The primary key is 2 columns of nvarchar in the database and my database is case insensitive on SQL Server 2008 R2.
I have seen a lot of people solve similar issues by using the row by row comparison. However I already am using row by row. I see no actual case differences in the data. The source is a customer SAP extractor.
I am at a bit of a loss where to start. I have even turned on ‘input contains duplicate keys’ to see if that helps, but it didn’t.
What options are you thinking of ? I believe the target is using the defaults. Obviously I can set auto-correct on to work around this, but I shouldn’t need to if the table comparison is working.
NB: Could this be causing the issue ? If so ,w hat can I do about it ?
8992 8948 DATAFLOW 20/12/2012 3:14:44 PM The specified locale <eng_us.cp1252> has been coerced to <Unicode (UTF-16)> for data flow
8992 8948 DATAFLOW 20/12/2012 3:14:44 PM <DF_SAP_SD_TR_SALES_DOCUMENT_HEADER_CUSTOM> because the datastore <SAP_ERP> obtains data in <Unicode (UTF-16)> codepage.
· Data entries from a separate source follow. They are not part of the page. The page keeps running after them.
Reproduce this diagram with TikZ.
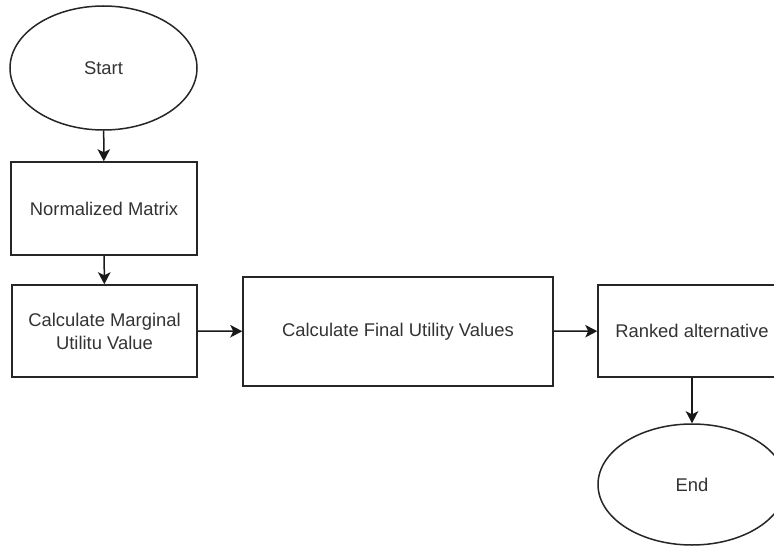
\documentclass[tikz,border=0pt]{standalone}
\usepackage{fontspec}
\setmainfont{Liberation Sans}
\usetikzlibrary{shapes.geometric,arrows.meta}
\begin{document}
\begin{tikzpicture}[x=1pt,y=-1pt,
  every node/.style={line width=1.5pt,draw=black!85,text=black!80,inner sep=0pt,align=center,
    font=\fontsize{18.4}{23}\selectfont},
  boxnode/.style={rectangle},
  ovalnode/.style={ellipse},
  flow/.style={line width=1.5pt,draw=black!90,-{Stealth[length=12pt,width=12.5pt,inset=3pt]}}]
\useasboundingbox (0,0) rectangle (774,546);
\clip (0,0) rectangle (774,546);
\fill[white] (0,0) rectangle (774,546);
\node[ovalnode,minimum width=187pt,minimum height=124pt] (start) at (103.5,68) {Start};
\node[boxnode,minimum width=186pt,minimum height=93pt] (norm) at (104,208.5) {Normalized Matrix};
\node[boxnode,minimum width=185pt,minimum height=92pt] (marg) at (104.5,331) {Calculate Marginal\\Utilitu Value};
\node[boxnode,minimum width=310pt,minimum height=109pt] (final) at (398,331.5) {Calculate Final Utility Values};
\node[boxnode,minimum width=188pt,minimum height=92pt] (rank) at (692,331) {Ranked alternative};
\node[ovalnode,minimum width=188pt,minimum height=121pt] (end) at (692,484.5) {End};
\draw[flow] (start) -- (norm);
\draw[flow] (norm) -- (marg);
\draw[flow] (marg) -- (final);
\draw[flow] (final) -- (rank);
\draw[flow] (rank) -- (end);
\end{tikzpicture}
\end{document}
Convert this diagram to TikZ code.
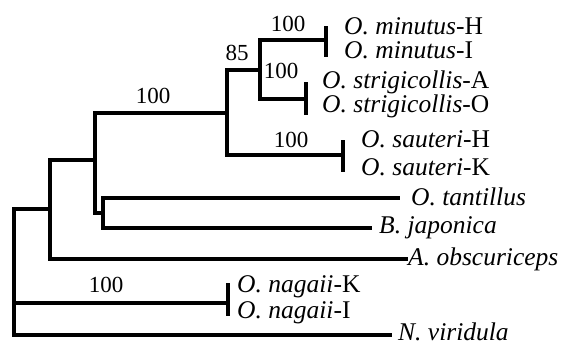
\documentclass[tikz,border=0pt]{standalone}
\usepackage{fontspec}
\setmainfont{Liberation Serif}
\usetikzlibrary{positioning}
\tikzstyle{branch} = [line width=3.4pt, line cap=rect, line join=miter]
\tikzstyle{bar} = [line width=3.4pt]
\tikzstyle{taxon} = [anchor=base west, inner sep=0pt, font=\fontsize{25.5}{29}\selectfont]
\tikzstyle{boot} = [anchor=base, inner sep=0pt, font=\fontsize{23}{27}\selectfont]
\newcommand\strain[2]{\textit{#1}-#2}

\begin{document}
\begin{tikzpicture}[x=1pt, y=-1pt]
\useasboundingbox (0,0) rectangle (561,346);
%----------------------------------------------------------------------------
% Internal nodes of the tree
\coordinate (nRoot) at (14,209);
\coordinate (nA) at (50,209);
\coordinate (nB) at (95,160);
\coordinate (nC) at (103,213);
\coordinate (nD) at (227,113);
\coordinate (nE) at (260,70);

% ends of the terminal branches
\coordinate (barMinutus) at (326,40);
\coordinate (barStrig) at (306,99);
\coordinate (barSauteri) at (343,155);
\coordinate (barNagaii) at (228,303);
\coordinate (endTantillus) at (398,198);
\coordinate (endJaponica) at (370,228);
\coordinate (endObscuriceps) at (406,259);
\coordinate (endViridula) at (390,335);

%----------------------------------------------------------------------------
% Taxon labels
\node (minutusH) [taxon] at (344,34) {\strain{O. minutus}{H}};
\node (minutusI) [taxon] at (344,58) {\strain{O. minutus}{I}};
\node (strigA) [taxon] at (322,88) {\strain{O. strigicollis}{A}};
\node (strigO) [taxon] at (322,112) {\strain{O. strigicollis}{O}};
\node (sauteriH) [taxon] at (361,147) {\strain{O. sauteri}{H}};
\node (sauteriK) [taxon] at (361,175) {\strain{O. sauteri}{K}};
\node (tantillus) [taxon] at (411,205) {\textit{O. tantillus}};
\node (japonica) [taxon] at (379,233) {\textit{B. japonica}};
\node (obscuriceps) [taxon] at (408,265) {\textit{A. obscuriceps}};
\node (nagaiiK) [taxon] at (237,292) {\strain{O. nagaii}{K}};
\node (nagaiiI) [taxon] at (237,318) {\strain{O. nagaii}{I}};
\node (viridula) [taxon] at (398,340) {\textit{N. viridula}};

%----------------------------------------------------------------------------
% Bootstrap values
\node (bootMinutus) [boot] at (288,31) {100};
\node (bootE) [boot] at (237,60) {85};
\node (bootStrig) [boot] at (281,78) {100};
\node (bootSauteri) [boot] at (291,147) {100};
\node (bootD) [boot] at (153,103) {100};
\node (bootNagaii) [boot] at (106,292) {100};

%----------------------------------------------------------------------------
% Branches
\draw [branch] (nRoot) -- (nA);
\draw [branch] (nRoot) |- (barNagaii);
\draw [branch] (nRoot) |- (endViridula);

\draw [branch] (nA) |- (nB);
\draw [branch] (nA) |- (endObscuriceps);

\draw [branch] (nB) |- (nD);
\draw [branch] (nB) |- (nC);

\draw [branch] (nC) |- (endTantillus);
\draw [branch] (nC) |- (endJaponica);

\draw [branch] (nD) |- (nE);
\draw [branch] (nD) |- (barSauteri);

\draw [branch] (nE) |- (barMinutus);
\draw [branch] (nE) |- (barStrig);

% collapsed pairs
\draw [bar] (barMinutus) ++(0,-14) -- ++(0,31);
\draw [bar] (barStrig) ++(0,-17) -- ++(0,33);
\draw [bar] (barSauteri) ++(0,-15) -- ++(0,32);
\draw [bar] (barNagaii) ++(0,-20) -- ++(0,33);

\end{tikzpicture}
\end{document}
Sorry, I didn’t take the time to look at your second picture. The ONLY thing that comes out of a Query transform are rows with a type of NORMAL. These are inserts. By putting the Query tranform after the Table Compare you wiped out the INSERT/UPDATE operation flags and overwrote them with NORMAL. So everything becomes an insert in your target table.
If you have to perform special actions on insert rows but not on update rows then you have to split them out after the table compare. I split the table compare out to two map operations, one for insert and the other for update. Then, before merging them back together you use additional map operations to turn the normal operations into either INSERT or UPDATE.
The query transform after the comparison just adds auditing information (i.e. inserted_date, etc). If I put those extra columns in my first query, it causes the push-down of the where clause to fail , so I am swapping one issue for another. Do you know how I can preserve the push-down ? The only way I have come up with, is to add a ‘data transfer’ transform between the first query and the second, which works, but shouldn’t be necessary should it ?
It would nice if there was an option on the query transform along the line of ‘don’t attempt push-down’.
You have to split the flow after the Table Compare like I suggested above. It’s not an ideal design but the overhead isn’t much.
Unfortunately, adding audit columns adds overhead in your database as well as your ETL. The less you add the lower the overhead. You could implement the audit population through triggers. But the ETL is still going to want to see those columns (or you get warnings) and I generally frown on implementing triggers in a data warehouse.
A custom transform might be useful here. Now if I just knew how to make one…